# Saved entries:
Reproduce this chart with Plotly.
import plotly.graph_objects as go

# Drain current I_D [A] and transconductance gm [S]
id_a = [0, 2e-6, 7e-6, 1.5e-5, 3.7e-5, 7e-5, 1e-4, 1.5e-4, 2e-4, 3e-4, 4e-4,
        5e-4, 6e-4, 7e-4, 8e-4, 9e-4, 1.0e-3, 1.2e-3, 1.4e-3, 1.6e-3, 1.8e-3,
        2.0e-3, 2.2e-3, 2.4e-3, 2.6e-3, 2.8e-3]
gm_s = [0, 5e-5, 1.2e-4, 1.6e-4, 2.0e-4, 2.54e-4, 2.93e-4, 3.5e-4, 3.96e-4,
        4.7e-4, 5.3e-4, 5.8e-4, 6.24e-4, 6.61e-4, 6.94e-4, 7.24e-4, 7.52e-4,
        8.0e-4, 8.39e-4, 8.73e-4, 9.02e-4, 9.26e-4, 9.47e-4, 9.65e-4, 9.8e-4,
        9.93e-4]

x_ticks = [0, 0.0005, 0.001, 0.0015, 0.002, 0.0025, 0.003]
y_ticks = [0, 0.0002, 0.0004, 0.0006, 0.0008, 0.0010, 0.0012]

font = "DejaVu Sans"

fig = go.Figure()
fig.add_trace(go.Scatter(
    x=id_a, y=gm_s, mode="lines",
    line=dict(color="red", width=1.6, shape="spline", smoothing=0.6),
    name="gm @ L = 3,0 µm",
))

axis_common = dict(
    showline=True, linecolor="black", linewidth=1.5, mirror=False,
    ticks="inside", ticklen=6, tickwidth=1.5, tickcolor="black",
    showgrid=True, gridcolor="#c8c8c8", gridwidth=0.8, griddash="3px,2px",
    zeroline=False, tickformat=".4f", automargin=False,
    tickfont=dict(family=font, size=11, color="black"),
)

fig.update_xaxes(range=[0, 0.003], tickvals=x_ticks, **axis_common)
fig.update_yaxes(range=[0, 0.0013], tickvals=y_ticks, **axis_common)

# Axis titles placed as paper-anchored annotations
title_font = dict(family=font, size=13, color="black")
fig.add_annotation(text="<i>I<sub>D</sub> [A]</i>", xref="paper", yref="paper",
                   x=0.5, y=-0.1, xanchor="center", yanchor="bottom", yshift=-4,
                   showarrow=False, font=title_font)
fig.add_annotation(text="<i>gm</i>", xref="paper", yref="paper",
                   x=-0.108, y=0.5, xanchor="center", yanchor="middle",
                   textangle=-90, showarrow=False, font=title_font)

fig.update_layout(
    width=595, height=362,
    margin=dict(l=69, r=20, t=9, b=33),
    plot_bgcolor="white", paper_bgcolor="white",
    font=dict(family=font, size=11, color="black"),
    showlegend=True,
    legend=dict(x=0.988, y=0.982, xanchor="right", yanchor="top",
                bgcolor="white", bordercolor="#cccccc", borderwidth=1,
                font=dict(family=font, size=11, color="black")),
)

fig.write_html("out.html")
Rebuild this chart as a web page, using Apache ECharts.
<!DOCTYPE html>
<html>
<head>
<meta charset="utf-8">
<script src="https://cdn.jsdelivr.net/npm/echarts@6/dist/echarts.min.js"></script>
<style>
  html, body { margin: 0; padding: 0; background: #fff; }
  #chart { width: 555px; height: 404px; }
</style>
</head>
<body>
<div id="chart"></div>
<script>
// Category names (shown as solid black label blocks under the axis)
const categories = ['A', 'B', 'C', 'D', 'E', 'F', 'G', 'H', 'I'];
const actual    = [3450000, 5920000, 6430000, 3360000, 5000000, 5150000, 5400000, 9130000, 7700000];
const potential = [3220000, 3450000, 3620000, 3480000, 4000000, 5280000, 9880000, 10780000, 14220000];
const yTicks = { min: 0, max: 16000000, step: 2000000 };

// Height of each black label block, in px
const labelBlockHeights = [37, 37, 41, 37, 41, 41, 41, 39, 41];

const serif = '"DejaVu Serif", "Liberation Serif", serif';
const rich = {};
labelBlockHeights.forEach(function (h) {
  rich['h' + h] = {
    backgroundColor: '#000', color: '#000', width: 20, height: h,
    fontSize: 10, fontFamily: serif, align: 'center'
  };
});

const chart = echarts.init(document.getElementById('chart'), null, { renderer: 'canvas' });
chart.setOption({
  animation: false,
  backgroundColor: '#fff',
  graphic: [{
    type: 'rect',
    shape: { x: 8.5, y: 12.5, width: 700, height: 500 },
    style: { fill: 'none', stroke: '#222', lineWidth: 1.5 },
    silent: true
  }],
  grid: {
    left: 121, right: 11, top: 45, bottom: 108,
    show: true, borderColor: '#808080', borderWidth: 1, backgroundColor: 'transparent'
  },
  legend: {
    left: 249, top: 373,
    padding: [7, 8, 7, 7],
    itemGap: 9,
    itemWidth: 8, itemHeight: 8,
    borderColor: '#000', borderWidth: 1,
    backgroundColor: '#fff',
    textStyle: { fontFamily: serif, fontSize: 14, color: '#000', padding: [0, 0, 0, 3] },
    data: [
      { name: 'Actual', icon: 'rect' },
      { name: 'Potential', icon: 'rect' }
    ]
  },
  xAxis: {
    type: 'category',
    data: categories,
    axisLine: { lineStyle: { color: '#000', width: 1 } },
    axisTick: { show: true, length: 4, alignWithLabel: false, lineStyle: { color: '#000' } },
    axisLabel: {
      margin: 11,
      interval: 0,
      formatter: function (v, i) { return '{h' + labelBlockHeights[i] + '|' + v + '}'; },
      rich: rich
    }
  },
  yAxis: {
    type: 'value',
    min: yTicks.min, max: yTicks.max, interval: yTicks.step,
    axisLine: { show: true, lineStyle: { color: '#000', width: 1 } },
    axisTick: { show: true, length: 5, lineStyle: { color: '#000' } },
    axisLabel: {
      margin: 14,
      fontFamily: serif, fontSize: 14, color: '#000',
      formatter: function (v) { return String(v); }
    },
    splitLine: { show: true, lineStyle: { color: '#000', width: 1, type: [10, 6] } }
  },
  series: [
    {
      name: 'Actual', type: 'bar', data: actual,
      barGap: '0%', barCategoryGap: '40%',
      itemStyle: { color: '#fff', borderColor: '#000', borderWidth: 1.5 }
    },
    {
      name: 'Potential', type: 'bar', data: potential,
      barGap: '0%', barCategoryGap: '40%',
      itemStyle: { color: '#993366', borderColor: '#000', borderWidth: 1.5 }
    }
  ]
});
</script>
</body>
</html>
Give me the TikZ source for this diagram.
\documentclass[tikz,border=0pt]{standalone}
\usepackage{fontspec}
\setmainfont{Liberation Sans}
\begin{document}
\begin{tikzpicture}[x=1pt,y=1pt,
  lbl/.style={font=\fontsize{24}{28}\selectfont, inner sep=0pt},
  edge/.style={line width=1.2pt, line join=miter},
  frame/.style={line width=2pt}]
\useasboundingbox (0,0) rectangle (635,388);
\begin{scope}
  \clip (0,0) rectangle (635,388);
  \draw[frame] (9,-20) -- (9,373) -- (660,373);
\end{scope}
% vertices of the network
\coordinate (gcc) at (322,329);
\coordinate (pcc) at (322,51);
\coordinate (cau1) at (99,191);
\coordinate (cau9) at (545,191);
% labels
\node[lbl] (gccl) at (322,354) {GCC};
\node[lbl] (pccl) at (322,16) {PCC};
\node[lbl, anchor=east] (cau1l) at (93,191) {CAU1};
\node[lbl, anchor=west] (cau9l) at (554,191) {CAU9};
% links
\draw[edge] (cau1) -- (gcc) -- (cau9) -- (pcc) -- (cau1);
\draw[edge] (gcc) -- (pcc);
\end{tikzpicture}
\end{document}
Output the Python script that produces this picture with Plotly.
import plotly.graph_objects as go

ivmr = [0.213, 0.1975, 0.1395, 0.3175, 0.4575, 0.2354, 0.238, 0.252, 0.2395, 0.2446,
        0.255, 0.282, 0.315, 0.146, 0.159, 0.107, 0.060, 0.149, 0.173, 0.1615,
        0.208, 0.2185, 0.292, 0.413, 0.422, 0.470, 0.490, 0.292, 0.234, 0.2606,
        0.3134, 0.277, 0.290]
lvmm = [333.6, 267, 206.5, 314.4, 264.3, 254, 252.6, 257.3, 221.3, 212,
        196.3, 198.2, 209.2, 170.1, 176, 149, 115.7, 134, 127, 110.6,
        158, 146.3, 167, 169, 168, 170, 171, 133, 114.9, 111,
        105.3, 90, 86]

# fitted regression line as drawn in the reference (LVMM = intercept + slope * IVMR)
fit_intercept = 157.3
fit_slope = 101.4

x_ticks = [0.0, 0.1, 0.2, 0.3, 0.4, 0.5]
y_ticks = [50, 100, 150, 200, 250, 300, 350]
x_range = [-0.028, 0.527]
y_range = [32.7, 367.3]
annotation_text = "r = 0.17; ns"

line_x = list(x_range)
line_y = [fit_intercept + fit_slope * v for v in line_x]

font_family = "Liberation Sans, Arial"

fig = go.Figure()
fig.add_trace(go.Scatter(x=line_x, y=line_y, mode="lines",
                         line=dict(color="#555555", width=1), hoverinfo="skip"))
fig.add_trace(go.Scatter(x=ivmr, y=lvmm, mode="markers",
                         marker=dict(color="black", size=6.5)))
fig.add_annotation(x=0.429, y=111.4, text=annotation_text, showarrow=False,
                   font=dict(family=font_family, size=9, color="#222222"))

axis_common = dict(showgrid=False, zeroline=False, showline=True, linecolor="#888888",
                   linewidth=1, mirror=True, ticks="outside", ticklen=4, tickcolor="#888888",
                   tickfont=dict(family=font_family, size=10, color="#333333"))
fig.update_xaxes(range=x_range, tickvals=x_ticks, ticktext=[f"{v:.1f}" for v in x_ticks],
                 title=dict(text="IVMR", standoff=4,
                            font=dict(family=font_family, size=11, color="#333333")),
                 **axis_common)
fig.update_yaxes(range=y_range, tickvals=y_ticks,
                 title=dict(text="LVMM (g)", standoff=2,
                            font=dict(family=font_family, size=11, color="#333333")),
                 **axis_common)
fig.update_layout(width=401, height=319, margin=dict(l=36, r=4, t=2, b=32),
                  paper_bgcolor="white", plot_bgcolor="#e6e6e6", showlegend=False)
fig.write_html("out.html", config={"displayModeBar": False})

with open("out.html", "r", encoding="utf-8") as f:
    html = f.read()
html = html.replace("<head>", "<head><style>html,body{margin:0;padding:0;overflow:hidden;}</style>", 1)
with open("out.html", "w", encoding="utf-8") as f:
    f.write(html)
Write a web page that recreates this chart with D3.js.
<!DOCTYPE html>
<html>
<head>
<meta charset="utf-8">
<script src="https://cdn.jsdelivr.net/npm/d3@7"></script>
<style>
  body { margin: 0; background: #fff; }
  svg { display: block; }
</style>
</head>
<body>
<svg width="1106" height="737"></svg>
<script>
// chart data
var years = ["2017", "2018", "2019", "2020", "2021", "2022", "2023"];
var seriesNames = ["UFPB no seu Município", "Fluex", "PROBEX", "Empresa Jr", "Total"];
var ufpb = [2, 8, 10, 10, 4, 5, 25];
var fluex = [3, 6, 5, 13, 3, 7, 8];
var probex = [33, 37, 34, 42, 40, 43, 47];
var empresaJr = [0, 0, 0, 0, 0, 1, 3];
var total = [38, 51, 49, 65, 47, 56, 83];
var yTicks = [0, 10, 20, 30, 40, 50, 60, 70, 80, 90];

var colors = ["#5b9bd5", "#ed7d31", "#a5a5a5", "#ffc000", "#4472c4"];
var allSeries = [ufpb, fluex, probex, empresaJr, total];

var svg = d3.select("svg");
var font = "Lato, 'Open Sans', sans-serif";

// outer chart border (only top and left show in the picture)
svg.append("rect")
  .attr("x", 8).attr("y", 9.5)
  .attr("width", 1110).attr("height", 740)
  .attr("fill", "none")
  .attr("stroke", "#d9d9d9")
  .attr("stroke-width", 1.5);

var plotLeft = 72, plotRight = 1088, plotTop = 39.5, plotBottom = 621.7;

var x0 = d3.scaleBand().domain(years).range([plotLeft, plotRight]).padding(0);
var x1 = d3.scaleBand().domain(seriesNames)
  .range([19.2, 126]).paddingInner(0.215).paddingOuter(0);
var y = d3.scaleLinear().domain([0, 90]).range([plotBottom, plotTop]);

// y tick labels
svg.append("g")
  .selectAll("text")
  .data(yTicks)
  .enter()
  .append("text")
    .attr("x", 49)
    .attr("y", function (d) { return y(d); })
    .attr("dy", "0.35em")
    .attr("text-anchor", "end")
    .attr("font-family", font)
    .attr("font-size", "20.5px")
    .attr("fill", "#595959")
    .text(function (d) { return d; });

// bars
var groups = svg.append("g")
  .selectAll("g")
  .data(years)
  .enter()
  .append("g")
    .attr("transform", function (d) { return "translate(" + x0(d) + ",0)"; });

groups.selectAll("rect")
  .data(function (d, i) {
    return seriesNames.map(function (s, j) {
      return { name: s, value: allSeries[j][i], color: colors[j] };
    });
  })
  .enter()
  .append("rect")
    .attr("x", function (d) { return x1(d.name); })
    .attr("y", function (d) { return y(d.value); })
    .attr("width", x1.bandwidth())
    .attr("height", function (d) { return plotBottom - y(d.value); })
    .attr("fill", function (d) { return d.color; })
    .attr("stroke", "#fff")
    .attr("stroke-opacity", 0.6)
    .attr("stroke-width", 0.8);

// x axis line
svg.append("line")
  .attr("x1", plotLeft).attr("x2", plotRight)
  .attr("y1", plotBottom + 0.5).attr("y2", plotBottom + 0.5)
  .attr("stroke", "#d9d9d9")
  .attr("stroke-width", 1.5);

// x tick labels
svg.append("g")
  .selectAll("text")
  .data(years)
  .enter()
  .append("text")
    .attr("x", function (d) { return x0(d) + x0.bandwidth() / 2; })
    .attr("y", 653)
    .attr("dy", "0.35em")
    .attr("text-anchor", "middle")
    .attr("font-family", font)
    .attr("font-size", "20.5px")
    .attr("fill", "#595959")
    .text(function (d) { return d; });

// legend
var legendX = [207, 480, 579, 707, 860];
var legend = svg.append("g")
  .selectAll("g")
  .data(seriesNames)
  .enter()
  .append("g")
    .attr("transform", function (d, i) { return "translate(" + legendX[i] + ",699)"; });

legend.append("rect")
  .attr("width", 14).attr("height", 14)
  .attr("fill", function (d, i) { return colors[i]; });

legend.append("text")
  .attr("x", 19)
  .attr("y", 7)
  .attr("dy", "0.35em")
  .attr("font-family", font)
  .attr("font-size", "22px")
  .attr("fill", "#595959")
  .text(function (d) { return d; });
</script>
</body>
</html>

# Given task:
Reproduce the records above exactly, from the first line through the line containing "textangle=-90, showarrow=False, font=title_font)", and output nothing else.

# The answer:
Reproduce this chart with Plotly.
import plotly.graph_objects as go

# Drain current I_D [A] and transconductance gm [S]
id_a = [0, 2e-6, 7e-6, 1.5e-5, 3.7e-5, 7e-5, 1e-4, 1.5e-4, 2e-4, 3e-4, 4e-4,
        5e-4, 6e-4, 7e-4, 8e-4, 9e-4, 1.0e-3, 1.2e-3, 1.4e-3, 1.6e-3, 1.8e-3,
        2.0e-3, 2.2e-3, 2.4e-3, 2.6e-3, 2.8e-3]
gm_s = [0, 5e-5, 1.2e-4, 1.6e-4, 2.0e-4, 2.54e-4, 2.93e-4, 3.5e-4, 3.96e-4,
        4.7e-4, 5.3e-4, 5.8e-4, 6.24e-4, 6.61e-4, 6.94e-4, 7.24e-4, 7.52e-4,
        8.0e-4, 8.39e-4, 8.73e-4, 9.02e-4, 9.26e-4, 9.47e-4, 9.65e-4, 9.8e-4,
        9.93e-4]

x_ticks = [0, 0.0005, 0.001, 0.0015, 0.002, 0.0025, 0.003]
y_ticks = [0, 0.0002, 0.0004, 0.0006, 0.0008, 0.0010, 0.0012]

font = "DejaVu Sans"

fig = go.Figure()
fig.add_trace(go.Scatter(
    x=id_a, y=gm_s, mode="lines",
    line=dict(color="red", width=1.6, shape="spline", smoothing=0.6),
    name="gm @ L = 3,0 µm",
))

axis_common = dict(
    showline=True, linecolor="black", linewidth=1.5, mirror=False,
    ticks="inside", ticklen=6, tickwidth=1.5, tickcolor="black",
    showgrid=True, gridcolor="#c8c8c8", gridwidth=0.8, griddash="3px,2px",
    zeroline=False, tickformat=".4f", automargin=False,
    tickfont=dict(family=font, size=11, color="black"),
)

fig.update_xaxes(range=[0, 0.003], tickvals=x_ticks, **axis_common)
fig.update_yaxes(range=[0, 0.0013], tickvals=y_ticks, **axis_common)

# Axis titles placed as paper-anchored annotations
title_font = dict(family=font, size=13, color="black")
fig.add_annotation(text="<i>I<sub>D</sub> [A]</i>", xref="paper", yref="paper",
                   x=0.5, y=-0.1, xanchor="center", yanchor="bottom", yshift=-4,
                   showarrow=False, font=title_font)
fig.add_annotation(text="<i>gm</i>", xref="paper", yref="paper",
                   x=-0.108, y=0.5, xanchor="center", yanchor="middle",
                   textangle=-90, showarrow=False, font=title_font)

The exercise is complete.